→ **Description of the task**
Write the data out again exactly, dropping any images it holds.

→ **Provided material**
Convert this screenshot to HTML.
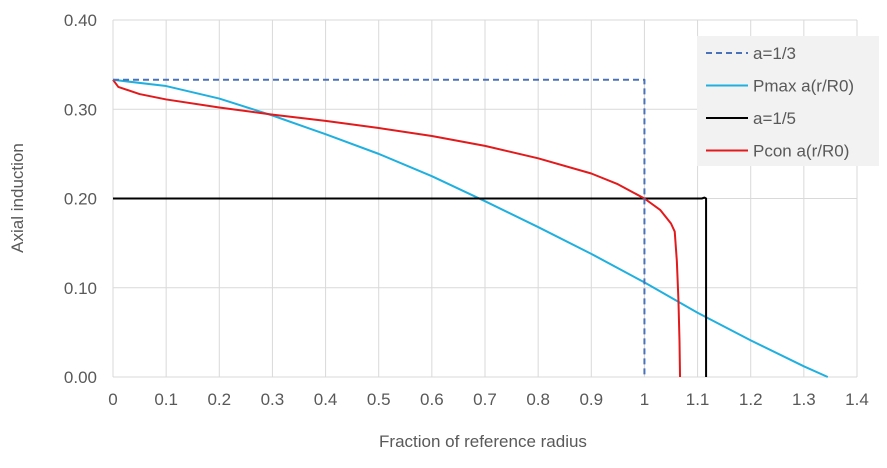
<!DOCTYPE html>
<html><head><meta charset="utf-8"><style>
body{margin:0;background:#fff;font-family:"Liberation Sans",sans-serif}
svg text{font-family:"Liberation Sans",sans-serif;fill:#595959}
</style></head><body>
<svg width="887" height="463" id="c"></svg>
<script>
const xTicks=[0,0.1,0.2,0.3,0.4,0.5,0.6,0.7,0.8,0.9,1,1.1,1.2,1.3,1.4];
const yTicks=[0,0.1,0.2,0.3,0.4];
const yTickLabels=["0.00","0.10","0.20","0.30","0.40"];
const seriesA13x=[0,1,1];
const seriesA13y=[0.333,0.333,0];
const pmaxX=[0,0.1,0.2,0.3,0.4,0.5,0.6,0.7,0.8,0.9,1.0,1.1,1.2,1.3,1.345];
const pmaxY=[0.333,0.326,0.312,0.293,0.272,0.250,0.225,0.197,0.168,0.138,0.106,0.072,0.041,0.012,0.0];
const a15x=[0,1.108,1.113,1.116,1.116];
const a15y=[0.2,0.2,0.201,0.2,0];
const pconX=[0,0.01,0.05,0.1,0.2,0.3,0.4,0.5,0.6,0.7,0.8,0.9,0.95,1.0,1.03,1.05,1.057,1.061,1.064,1.066,1.067];
const pconY=[0.333,0.325,0.317,0.311,0.302,0.294,0.287,0.279,0.270,0.259,0.245,0.228,0.216,0.200,0.187,0.172,0.163,0.13,0.086,0.04,0.0];
const X0=113,X1=857,Y0=377,Y1=20;
const sx=v=>X0+v/1.4*(X1-X0), sy=v=>Y0-v/0.4*(Y0-Y1);
const svg=document.getElementById('c'),NS='http://www.w3.org/2000/svg';
function mk(t,a,txt){const e=document.createElementNS(NS,t);for(const k in a)e.setAttribute(k,a[k]);if(txt!=null)e.textContent=txt;svg.appendChild(e);return e;}
xTicks.forEach(v=>{
 const g=mk('line',{x1:sx(v),x2:sx(v),y1:Y1,y2:Y0,stroke:'#d9d9d9','stroke-width':1});
 
 
 const t=mk('text',{x:sx(v),y:405,'text-anchor':'middle','font-size':17},String(v));
 
 
});
yTicks.forEach((v,i)=>{
 const g=mk('line',{x1:X0,x2:X1,y1:sy(v),y2:sy(v),stroke:'#d9d9d9','stroke-width':1});
 
 
 const t=mk('text',{x:97,y:sy(v)+6,'text-anchor':'end','font-size':17},yTickLabels[i]);
 
 
});
function line(xs,ys,st,name){
 const p=mk('polyline',Object.assign({points:xs.map((x,i)=>sx(x)+','+sy(ys[i])).join(' '),fill:'none','stroke-linejoin':'round'},st));
 
 
}
line(pmaxX,pmaxY,{stroke:'#1fb0e0','stroke-width':2},'pmax-series');
line(a15x,a15y,{stroke:'#000','stroke-width':2},'a-one-fifth-series');
line(pconX,pconY,{stroke:'#e31a1c','stroke-width':2},'pcon-series');
line(seriesA13x,seriesA13y,{stroke:'#4a72b8','stroke-width':2,'stroke-dasharray':'6,4'},'a-one-third-series');
const ax=mk('text',{x:483,y:447,'text-anchor':'middle','font-size':17},'Fraction of reference radius');

const ay=mk('text',{x:23,y:198,'text-anchor':'middle','font-size':17,transform:'rotate(-90 23 198)'},'Axial induction');

const lg=mk('rect',{x:697,y:36,width:182,height:130,fill:'#f2f2f2'});

const L=[['a=1/3','#4a72b8','6,4'],['Pmax a(r/R0)','#1fb0e0',''],['a=1/5','#000',''],['Pcon a(r/R0)','#e31a1c','']];
L.forEach((l,i)=>{const y=53+i*32.5;
 const s=mk('line',{x1:706,x2:748,y1:y,y2:y,stroke:l[1],'stroke-width':2,'stroke-dasharray':l[2]||'none'});
 
 const t=mk('text',{x:753,y:y+6,'font-size':17},l[0]);
 
});
</script>
</body></html>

→ **Complete answer**
Convert this screenshot to HTML.
<!DOCTYPE html>
<html><head><meta charset="utf-8"><style>
body{margin:0;background:#fff;font-family:"Liberation Sans",sans-serif}
svg text{font-family:"Liberation Sans",sans-serif;fill:#595959}
</style></head><body>
<svg width="887" height="463" id="c"></svg>
<script>
const xTicks=[0,0.1,0.2,0.3,0.4,0.5,0.6,0.7,0.8,0.9,1,1.1,1.2,1.3,1.4];
const yTicks=[0,0.1,0.2,0.3,0.4];
const yTickLabels=["0.00","0.10","0.20","0.30","0.40"];
const seriesA13x=[0,1,1];
const seriesA13y=[0.333,0.333,0];
const pmaxX=[0,0.1,0.2,0.3,0.4,0.5,0.6,0.7,0.8,0.9,1.0,1.1,1.2,1.3,1.345];
const pmaxY=[0.333,0.326,0.312,0.293,0.272,0.250,0.225,0.197,0.168,0.138,0.106,0.072,0.041,0.012,0.0];
const a15x=[0,1.108,1.113,1.116,1.116];
const a15y=[0.2,0.2,0.201,0.2,0];
const pconX=[0,0.01,0.05,0.1,0.2,0.3,0.4,0.5,0.6,0.7,0.8,0.9,0.95,1.0,1.03,1.05,1.057,1.061,1.064,1.066,1.067];
const pconY=[0.333,0.325,0.317,0.311,0.302,0.294,0.287,0.279,0.270,0.259,0.245,0.228,0.216,0.200,0.187,0.172,0.163,0.13,0.086,0.04,0.0];
const X0=113,X1=857,Y0=377,Y1=20;
const sx=v=>X0+v/1.4*(X1-X0), sy=v=>Y0-v/0.4*(Y0-Y1);
const svg=document.getElementById('c'),NS='http://www.w3.org/2000/svg';
function mk(t,a,txt){const e=document.createElementNS(NS,t);for(const k in a)e.setAttribute(k,a[k]);if(txt!=null)e.textContent=txt;svg.appendChild(e);return e;}
xTicks.forEach(v=>{
 const g=mk('line',{x1:sx(v),x2:sx(v),y1:Y1,y2:Y0,stroke:'#d9d9d9','stroke-width':1});
 
 
 const t=mk('text',{x:sx(v),y:405,'text-anchor':'middle','font-size':17},String(v));
 
 
});
yTicks.forEach((v,i)=>{
 const g=mk('line',{x1:X0,x2:X1,y1:sy(v),y2:sy(v),stroke:'#d9d9d9','stroke-width':1});
 
 
 const t=mk('text',{x:97,y:sy(v)+6,'text-anchor':'end','font-size':17},yTickLabels[i]);
 
 
});
function line(xs,ys,st,name){
 const p=mk('polyline',Object.assign({points:xs.map((x,i)=>sx(x)+','+sy(ys[i])).join(' '),fill:'none','stroke-linejoin':'round'},st));
 
 
}
line(pmaxX,pmaxY,{stroke:'#1fb0e0','stroke-width':2},'pmax-series');
line(a15x,a15y,{stroke:'#000','stroke-width':2},'a-one-fifth-series');
line(pconX,pconY,{stroke:'#e31a1c','stroke-width':2},'pcon-series');
line(seriesA13x,seriesA13y,{stroke:'#4a72b8','stroke-width':2,'stroke-dasharray':'6,4'},'a-one-third-series');
const ax=mk('text',{x:483,y:447,'text-anchor':'middle','font-size':17},'Fraction of reference radius');

const ay=mk('text',{x:23,y:198,'text-anchor':'middle','font-size':17,transform:'rotate(-90 23 198)'},'Axial induction');

const lg=mk('rect',{x:697,y:36,width:182,height:130,fill:'#f2f2f2'});

const L=[['a=1/3','#4a72b8','6,4'],['Pmax a(r/R0)','#1fb0e0',''],['a=1/5','#000',''],['Pcon a(r/R0)','#e31a1c','']];
L.forEach((l,i)=>{const y=53+i*32.5;
 const s=mk('line',{x1:706,x2:748,y1:y,y2:y,stroke:l[1],'stroke-width':2,'stroke-dasharray':l[2]||'none'});
 
 const t=mk('text',{x:753,y:y+6,'font-size':17},l[0]);
 
});
</script>
</body></html>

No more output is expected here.